Mika Tajima: Regulation

For her debut solo exhibition in the UK, the New York-based artist Mika Tajima focuses on the ways in which psychic and bodily energy is regulated by technocapitalism

Mika Tajima: Regulation, installation view, Simon Lee Gallery, London 2021. Photo: Ben Westoby.

Simon Lee Gallery, London
12 April – 8 May 2021

by CHRISTIANA SPENS

How are we regulated? And how do we regulate ourselves and the world around us? In Mika Tajima’s new work – including sculptures made from rose quartz and large-scale paintings using textiles, the artist explores concepts of energy dynamics and flows between humans and the world around us, from the natural to industrial worlds, exploring the implicit tensions between these different forces. Articulating what it is to be a “life force” oneself, Tajima delves into what it means to be human in a world of ever-expanding and increasingly powerful technologies, especially when they are controlled by the ideology and structures of capitalism and all that it entails.

Tajima’s projects, while abstract and cerebral, signify a quiet existential crisis and resistance at the heart of modern life, which we can all relate to on some level. Including new works from her Art d’Ameublement, Negative Entropy, and Pranayama series, as well as a new group of glass sculptures titled Anima, Regulation presents a materialisation of these concerns, implicitly teasing out the cerebral, intellectual and intangible conflicts that so often resist categorisation or true reflection.



Mika Tajima. Pranayama (Monolith, E, Rose Quartz), 2020. Rose quartz, cast bronze jet nozzles, 91.4 x 55.9 x 63.5 cm (36 x 22 x 25 in). Image courtesy of the artist and Kayne Griffin Corcoran. Copyright of the artist.

In the latest works in her Pranayama series, for instance, Tajima presents a group of sculptures carved from rose quartz and embedded with bronze nozzles cast from Jacuzzi jets. The use of rose quartz is new for Tajima, whose previous sculptures have been of wood or marble, and adds a spiritual, mesmerising component to the work – effectively a monolithic crystal standing in the centre of the gallery. Rose quartz is believed by some to affect the physical energies flowing within the body, as well as the flow of electricity.

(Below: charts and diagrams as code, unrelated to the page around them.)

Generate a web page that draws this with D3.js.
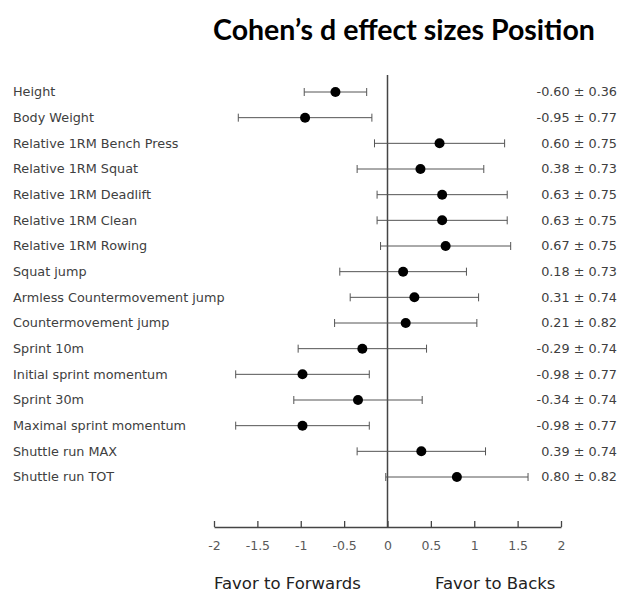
<!DOCTYPE html>
<html>
<head>
<meta charset="utf-8">
<script src="https://cdn.jsdelivr.net/npm/d3@7"></script>
<style>
  body { margin: 0; background: #fff; }
  svg { display: block; }
</style>
</head>
<body>
<svg id="chart" width="621" height="593"></svg>
<script>
const measures = [
    "Height", "Body Weight", "Relative 1RM Bench Press", "Relative 1RM Squat",
    "Relative 1RM Deadlift", "Relative 1RM Clean", "Relative 1RM Rowing", "Squat jump",
    "Armless Countermovement jump", "Countermovement jump", "Sprint 10m",
    "Initial sprint momentum", "Sprint 30m", "Maximal sprint momentum",
    "Shuttle run MAX", "Shuttle run TOT"
]
const effects = [-0.60, -0.95, 0.60, 0.38, 0.63, 0.63, 0.67, 0.18, 0.31, 0.21, -0.29, -0.98, -0.34, -0.98, 0.39, 0.80]
const halfCI = [0.36, 0.77, 0.75, 0.73, 0.75, 0.75, 0.75, 0.73, 0.74, 0.82, 0.74, 0.77, 0.74, 0.77, 0.74, 0.82]
const xTicks = [-2, -1.5, -1, -0.5, 0, 0.5, 1, 1.5, 2]

const rows = measures.map((name, i) => ({ name, d: effects[i], ci: halfCI[i] }))

const svg = d3.select("#chart")
const font = "'DejaVu Sans', Verdana, sans-serif"

const x = d3.scaleLinear().domain([-2, 2]).range([214, 561])
const y = d3.scalePoint().domain(measures).range([92, 477])
const axisY = 527

// title
svg.append("text")
    .attr("x", 404)
    .attr("y", 40)
    .attr("text-anchor", "middle")
    .style("font-family", "Lato, 'Open Sans', sans-serif")
    .style("font-weight", "bold")
    .style("font-size", "28.5px")
    .style("fill", "#000")
    .text("Cohen\u2019s d effect sizes Position")

// zero line
svg.append("line")
    .attr("x1", x(0)).attr("x2", x(0))
    .attr("y1", 75).attr("y2", axisY)
    .style("stroke", "#444")
    .style("stroke-width", 1.5)

// x axis, ticks pointing up
const axis = svg.append("g")
    .attr("transform", `translate(0,${axisY})`)
    .call(d3.axisBottom(x).tickValues(xTicks).tickSizeInner(-6).tickSizeOuter(0).tickPadding(14)
        .tickFormat(d => String(d)))

axis.select(".domain").style("stroke", "#444").style("stroke-width", 1.5)
axis.selectAll(".tick line").style("stroke", "#444").style("stroke-width", 1.3)
axis.selectAll(".tick text")
    .style("font-family", font)
    .style("font-size", "12.5px")
    .style("fill", "#595959")

// row labels
svg.append("g").selectAll("text")
    .data(rows)
    .join("text")
    .attr("x", 13)
    .attr("y", d => y(d.name))
    .attr("dy", "0.35em")
    .style("font-family", font)
    .style("font-size", "12.8px")
    .style("fill", "#404040")
    .text(d => d.name)

// value labels
svg.append("g").selectAll("text")
    .data(rows)
    .join("text")
    .attr("x", 617)
    .attr("y", d => y(d.name))
    .attr("dy", "0.35em")
    .attr("text-anchor", "end")
    .style("font-family", font)
    .style("font-size", "12.8px")
    .style("fill", "#404040")
    .text(d => `${d.d.toFixed(2)} \u00b1 ${d.ci.toFixed(2)}`)

// error bars
const bars = svg.append("g").selectAll("g")
    .data(rows)
    .join("g")
    .attr("transform", d => `translate(0,${y(d.name)})`)

bars.append("line")
    .attr("x1", d => x(d.d - d.ci))
    .attr("x2", d => x(d.d + d.ci))
    .style("stroke", "#555")
    .style("stroke-width", 1)

bars.selectAll(".cap")
    .data(d => [d.d - d.ci, d.d + d.ci])
    .join("line")
    .attr("class", "cap")
    .attr("x1", v => x(v)).attr("x2", v => x(v))
    .attr("y1", -4).attr("y2", 4)
    .style("stroke", "#555")
    .style("stroke-width", 1)

bars.append("circle")
    .attr("cx", d => x(d.d))
    .attr("r", 5)
    .style("fill", "#000")

// footer labels
svg.append("text")
    .attr("x", 214)
    .attr("y", 589)
    .style("font-family", font)
    .style("font-size", "16.5px")
    .style("fill", "#222")
    .text("Favor to Forwards")

svg.append("text")
    .attr("x", 435)
    .attr("y", 589)
    .style("font-family", font)
    .style("font-size", "16.5px")
    .style("fill", "#222")
    .text("Favor to Backs")
</script>
</body>
</html>
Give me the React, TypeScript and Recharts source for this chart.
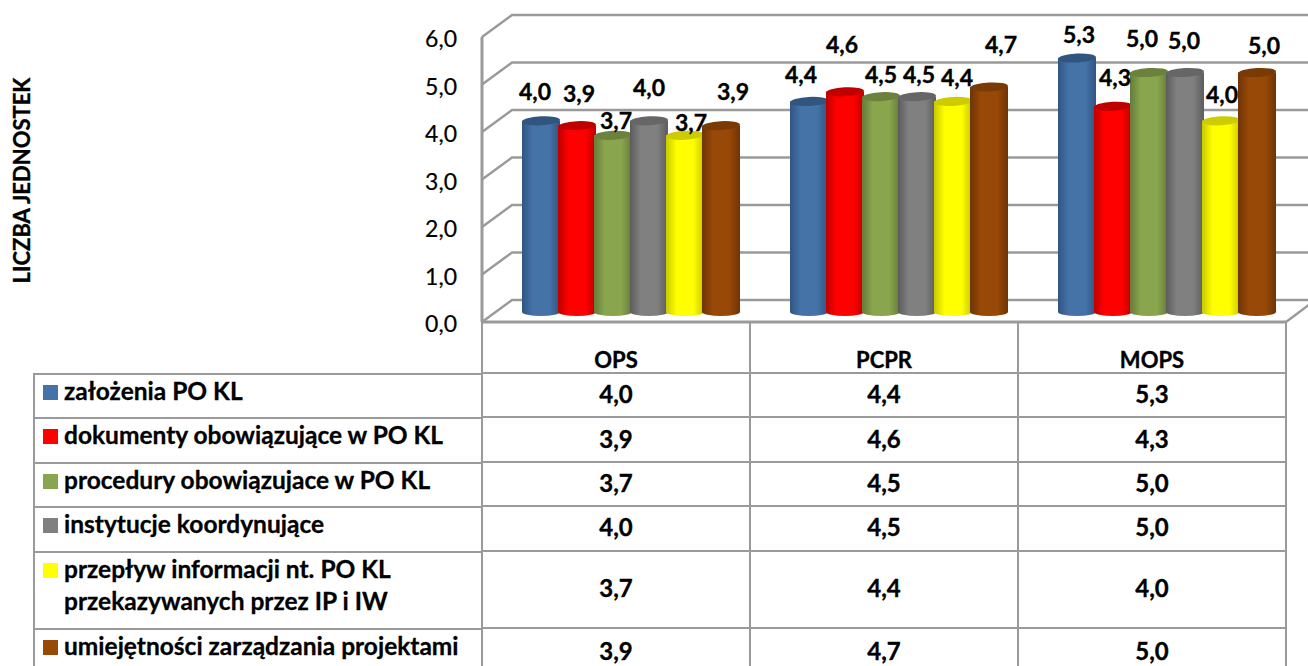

Mika Tajima. Pranayama (Monolith, E, Rose Quartz), 2020 (detail). Rose quartz, cast bronze jet nozzles, 91.4 x 55.9 x 63.5 cm (36 x 22 x 25 in). Image courtesy of the artist and Kayne Griffin Corcoran. Copyright of the artist.

The bronze Jacuzzi nozzles mimic pressure points on the human body, intimating the potential for input and output, or a harmonious flow of energy. With its title, Pranayama, a reference to exercises to control breathing (which comes from the Sanskrit word prana, meaning life force), this latest work asserts the power we have to regulate and reform our bodies, and their relation to the outer world, and external, perhaps conflicting, life forces. A subtle act of resistance to exterior forms of “regulation”, this piece asserts that we retain our individual freedoms to regulate ourselves and our relation to the exterior world and other forces.



Mika Tajima. Anima 6, 2020. Glass, cast bronze jet nozzle, 48.3 x 50.8 x 35.6 cm (19 x 20 x 14 in). Image courtesy of the artist and Kayne Griffin Corcoran. Copyright of the artist.

Also visually striking are Tajima’s new series of blown-glass sculptures. Titled Anima, these cast glass vessels – the surfaces of which are also studded with bronze jet nozzles – are curvaceous and contained, seeming fragile yet intimidating at first glance. Taking its name from the Latin word “anima”, which mean breath or life force, this work encases breath within a solid object. The Jacuzzi nozzles mimic the release and escape of the breath; here, however, the glass and air of these works are in stark contrast to the heavy, grounded quality of the rose quartz. There is a feeling of interplay between these sculptures, a flowing of energies, which in itself is fascinating.



Mika Tajima. Negative Entropy (RSK Sanyo Broadcasting, Master Control Switchboard, Blue, Hex), 2020. Cotton, polyester, nylon, rayon, wool acoustic baffling felt, and white oak, 144.5 x 279.1 x 7.5 cm (56 7/8 x 109 7/8 x 3 in). Image courtesy of the artist and Kayne Griffin Corcoran. Copyright of the artist.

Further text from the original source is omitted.